Thinking about sinusoids

I'm frantically trying to get my NCTM presentation for this coming Thursday into its final form. Conveniently, I am simultaneously beginning to talk with my algebra 2/trigonometry classes about sinusoidal functions, which is basically the major point of my presentation.  So I had some ideas I wanted to try out with the kids, and one was a way of making sense of the "sin θ = y/r"-type of definition.

I began, instead of with SOHCAHTOA as one normally would (what? you don't know SOHCAHTOA?  To be fair, neither did I before I began teaching), but with a simple sine-wave tone generated by Audacity.  The wonderful thing about Audacity is that you not only hear the sound, you also see it:

Once the sound was played, the students recognized it immediately - it's the basic "This...is a test...of the Emergency Broadcast System...." sound.  What I wanted to get across to them was that this was a simple periodic function (which meant we talked about "periodic"), with a particular frequency, corresponding to a particular note, and that the pattern formed by the wave was "middle-peak-middle-trough-middle".  So, they have a visual and auditory conception of a wave, called (hmmm....) a "sine wave".

Now move forward to SOHCAHTOA, and in particular, we talked about sines of particular angles: 30 degrees, 45 degrees, 60 degrees. We then plotted them. Hm. Not much to see, really. Vaguely curved, but otherwise unremarkable. Then we used calculators (!) to determine the sines of 15 and 75 degrees. We argued from geometry why the values were plausible. When we add those to our plot, we now have a good chunk of the first quarter-period of the sine wave. Then, finally, on to sines of 0 and 90 degrees, which are impossible to visualize using right triangles, but again, by plausibility arguments, the values make sense.

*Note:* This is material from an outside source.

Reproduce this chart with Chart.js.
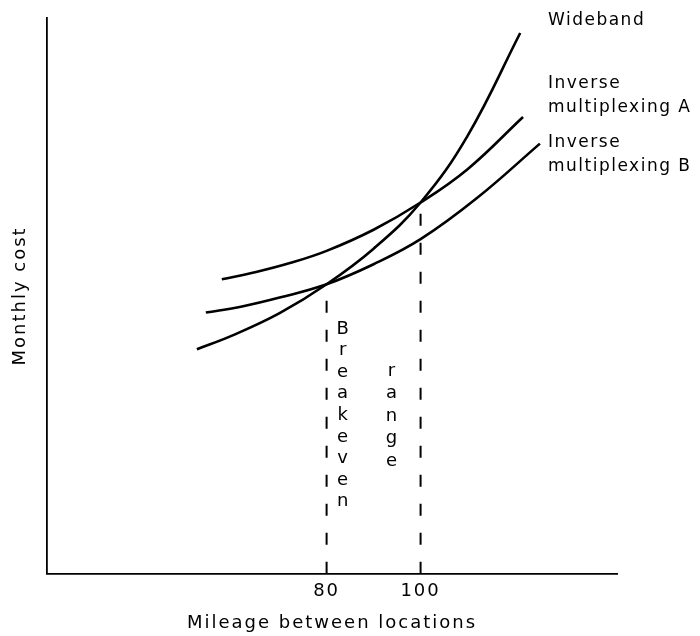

Now move BACK to the sine-wave tone. And lo and behold, they see that beyond the peak at 90 degrees (and doesn't it make sense that 1 should be the value of the sine function at the peak?) the graph begins to drop. And NOW we can introduce the definition of sin θ = y/r in a much more fundamental way, where y (and x and r) make more sense when connected to a point on the terminal side of an angle of rotation. And why sine being negative is okay (really! It's where y is negative!), and why it repeats.

A lot of this, of course, is just re-shuffling of topics - nothing terribly new here. But I'm starting to believe that the way to teach trigonometry is not through triangles and the wrapping function alone, but through waves and the idea of periodicity. If I can help my students to understand that there are deeper connections between triangles, coordinates, angles, and trigonometric ratios, then perhaps those tables of lots of trig values won't seem so scary to them.

Of course, maybe none of this will work, and my students will find trigonometric functions as confusing as they ever did. But I think it's worth trying.

One last thing!

I am really looking forward to the NCTM meeting this coming week in Philadelphia - hope to meet some of you there!